I have read multiple news articles about how millennials don’t drive and have no interest in buying and owning cars. While the idea seems to be driven by the notion that we are an apathetic bunch, the reality has more to do with money. And when I look at my finances with a sober eye, I can no longer afford to keep my car. Here is why:
1. The cost of gas. No matter how good you are at saving money on gas, you still have to buy it in order to get from place to place. And while I can allot for the price of gas in my monthly budget, it does add up over time.
2. The cost of insurance. My car is paid off, but while I was paying it off, my dad was paying for the insurance. He has since stopped paying for the insurance. It may seem like I should just suck it up and pay it, but the monthly payment alone is more than I can afford. The extra money a month from not having to pay the regular car bill is already doing my wallet a world of good.
3. The cost of repairs. I have spent at least $750 dollars in repairs on my car, and it’s already making another funny sound. It’s possible that the amount of time my car spends at the mechanic is specific to that car alone, but that doesn’t mean that everyone is immune to the cost of potential repairs. Sometimes things that go wrong with a car are a cheap fix. Other times, not so much. The fact of the matter is, I don’t have the income to drop upwards of a hundred dollars on what might be a simple fix. I don’t have a monthly budget that allows for an extra hundred dollars in my current situation.
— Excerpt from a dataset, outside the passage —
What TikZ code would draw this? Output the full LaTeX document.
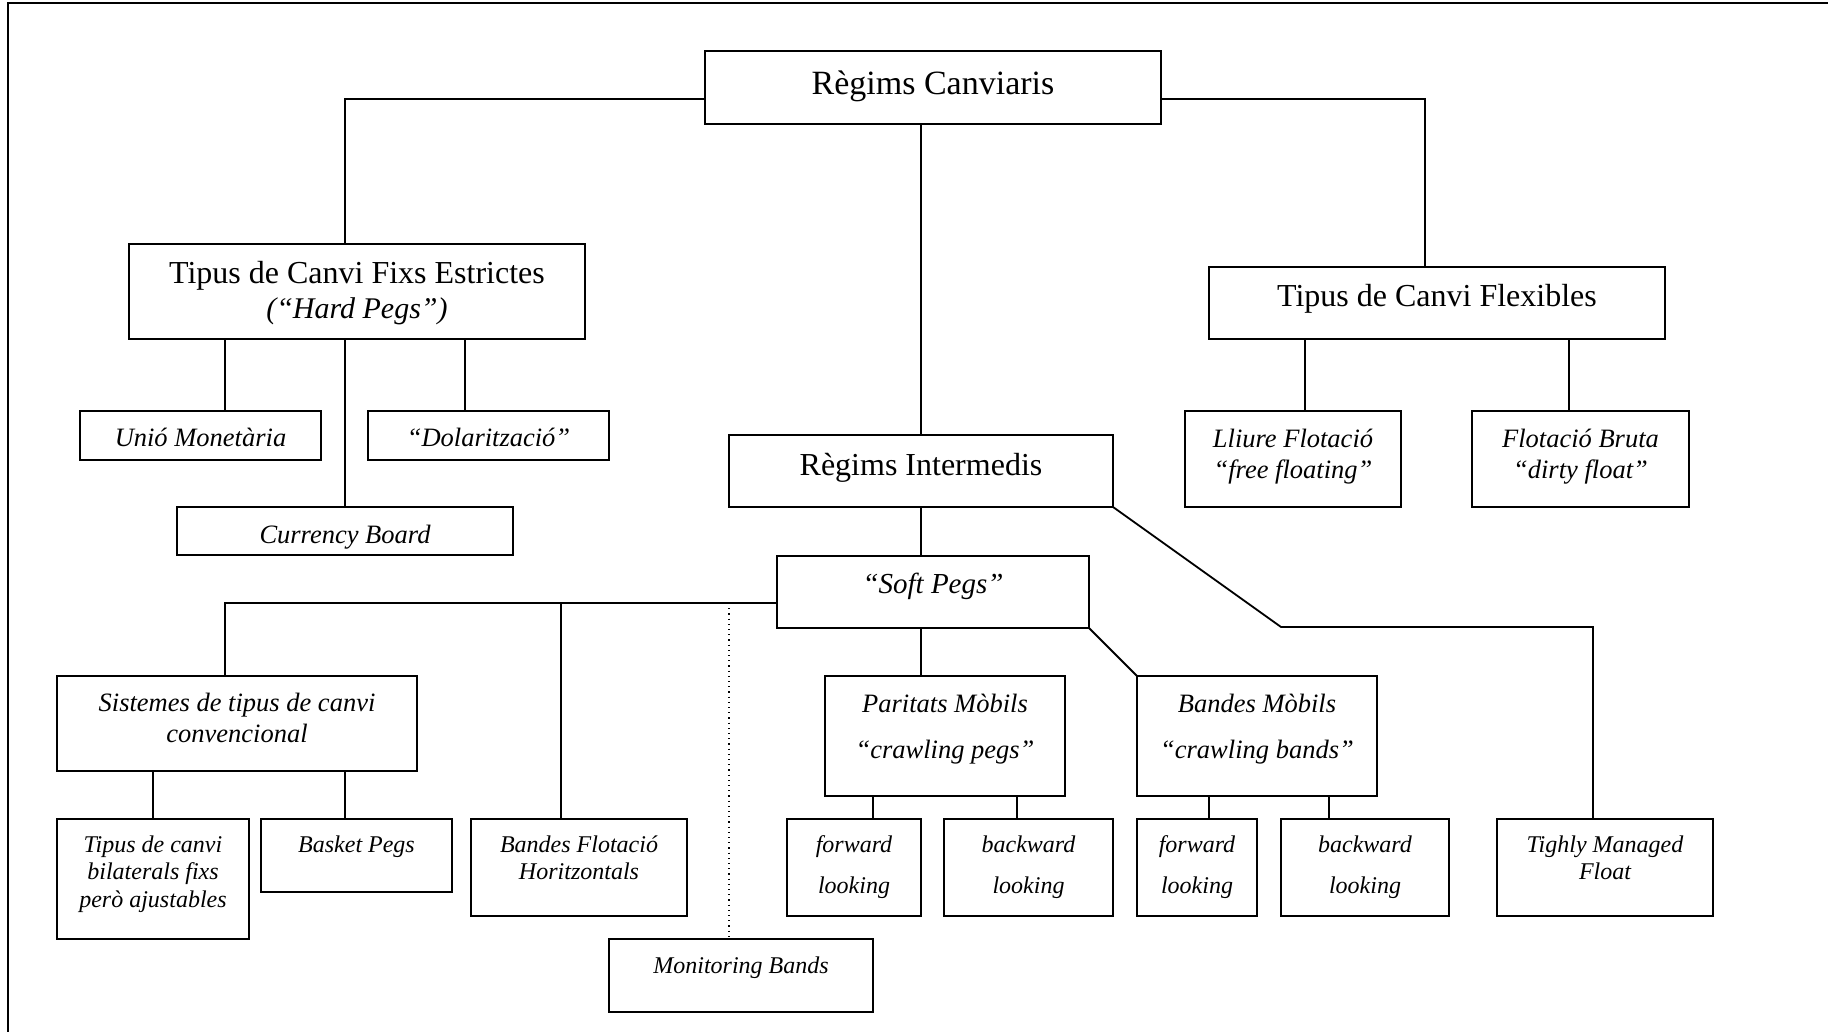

4. The cost of upkeep. Cars don’t just run perfect except when something goes wrong. There is also the cost of oil changes, tire rotation and general upkeep. And even though those things are usually not very expensive, the cost of upkeep makes a fourth way in which a paid off car is costing me money.
I’m already a pedestrian most of the time, and I am no stranger to taking the bus or a cab if need be. When I looked at it financially, there was no reason to keep the car.